## start
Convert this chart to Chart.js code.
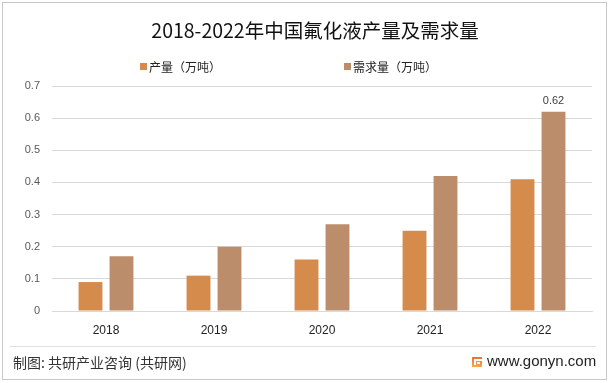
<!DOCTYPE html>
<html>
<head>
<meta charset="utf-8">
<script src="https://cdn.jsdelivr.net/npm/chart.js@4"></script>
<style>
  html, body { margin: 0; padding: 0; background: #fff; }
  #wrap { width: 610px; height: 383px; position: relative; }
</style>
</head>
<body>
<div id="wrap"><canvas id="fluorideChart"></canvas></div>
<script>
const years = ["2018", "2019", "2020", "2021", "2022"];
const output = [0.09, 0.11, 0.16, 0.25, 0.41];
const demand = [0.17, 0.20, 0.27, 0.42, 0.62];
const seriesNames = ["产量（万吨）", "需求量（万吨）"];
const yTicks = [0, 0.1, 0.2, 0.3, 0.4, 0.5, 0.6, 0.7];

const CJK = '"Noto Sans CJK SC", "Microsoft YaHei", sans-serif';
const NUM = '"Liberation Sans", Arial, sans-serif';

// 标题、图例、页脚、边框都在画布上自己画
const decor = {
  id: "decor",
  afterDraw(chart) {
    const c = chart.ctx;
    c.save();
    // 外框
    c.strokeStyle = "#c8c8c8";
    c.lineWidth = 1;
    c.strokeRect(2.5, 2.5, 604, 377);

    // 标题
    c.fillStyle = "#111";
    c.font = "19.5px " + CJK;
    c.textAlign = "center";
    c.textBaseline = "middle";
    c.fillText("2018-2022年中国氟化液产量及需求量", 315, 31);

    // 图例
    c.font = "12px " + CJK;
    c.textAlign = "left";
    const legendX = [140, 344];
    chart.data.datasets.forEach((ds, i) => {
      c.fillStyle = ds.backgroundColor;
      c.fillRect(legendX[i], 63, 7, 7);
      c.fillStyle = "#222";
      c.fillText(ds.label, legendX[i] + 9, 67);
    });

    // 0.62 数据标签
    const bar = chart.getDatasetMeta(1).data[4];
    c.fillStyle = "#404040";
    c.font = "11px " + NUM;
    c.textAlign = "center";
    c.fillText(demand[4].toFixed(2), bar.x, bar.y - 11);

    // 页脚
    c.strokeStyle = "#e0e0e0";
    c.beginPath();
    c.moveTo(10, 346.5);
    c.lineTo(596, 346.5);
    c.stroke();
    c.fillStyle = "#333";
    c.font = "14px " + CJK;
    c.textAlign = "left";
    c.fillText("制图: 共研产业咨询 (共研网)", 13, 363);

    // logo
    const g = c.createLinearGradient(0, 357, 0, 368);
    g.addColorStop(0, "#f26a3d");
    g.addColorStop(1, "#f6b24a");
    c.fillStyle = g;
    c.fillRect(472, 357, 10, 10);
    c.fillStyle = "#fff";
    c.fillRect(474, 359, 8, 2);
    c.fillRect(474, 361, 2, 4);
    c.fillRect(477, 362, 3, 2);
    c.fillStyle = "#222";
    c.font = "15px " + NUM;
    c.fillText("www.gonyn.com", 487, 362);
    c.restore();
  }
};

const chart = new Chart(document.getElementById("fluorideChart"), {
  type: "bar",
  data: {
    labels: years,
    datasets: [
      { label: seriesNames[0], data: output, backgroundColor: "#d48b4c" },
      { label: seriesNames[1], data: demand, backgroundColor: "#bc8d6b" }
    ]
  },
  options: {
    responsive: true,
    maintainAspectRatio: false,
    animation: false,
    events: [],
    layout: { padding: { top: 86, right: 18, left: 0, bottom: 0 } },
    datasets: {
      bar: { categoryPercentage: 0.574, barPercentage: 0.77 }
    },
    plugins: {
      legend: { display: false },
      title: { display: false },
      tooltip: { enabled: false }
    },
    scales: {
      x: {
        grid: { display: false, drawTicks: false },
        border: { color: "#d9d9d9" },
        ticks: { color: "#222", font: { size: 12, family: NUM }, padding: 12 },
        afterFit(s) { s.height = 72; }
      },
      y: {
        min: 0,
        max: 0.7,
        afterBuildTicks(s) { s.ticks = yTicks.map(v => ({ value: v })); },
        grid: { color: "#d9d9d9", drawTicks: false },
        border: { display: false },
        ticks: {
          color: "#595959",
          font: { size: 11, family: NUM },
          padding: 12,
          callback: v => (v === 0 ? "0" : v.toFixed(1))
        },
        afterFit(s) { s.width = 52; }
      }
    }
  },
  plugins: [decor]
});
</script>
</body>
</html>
## end
## What you have to do
Take the lines from the start of the material to the line with "const yTicks = [0, 0.1, 0.2, 0.3, 0.4, 0.5, 0.6, 0.7];", both included, and transcribe them exactly without the pictures.

## Full output
Convert this chart to Chart.js code.
<!DOCTYPE html>
<html>
<head>
<meta charset="utf-8">
<script src="https://cdn.jsdelivr.net/npm/chart.js@4"></script>
<style>
  html, body { margin: 0; padding: 0; background: #fff; }
  #wrap { width: 610px; height: 383px; position: relative; }
</style>
</head>
<body>
<div id="wrap"><canvas id="fluorideChart"></canvas></div>
<script>
const years = ["2018", "2019", "2020", "2021", "2022"];
const output = [0.09, 0.11, 0.16, 0.25, 0.41];
const demand = [0.17, 0.20, 0.27, 0.42, 0.62];
const seriesNames = ["产量（万吨）", "需求量（万吨）"];
const yTicks = [0, 0.1, 0.2, 0.3, 0.4, 0.5, 0.6, 0.7];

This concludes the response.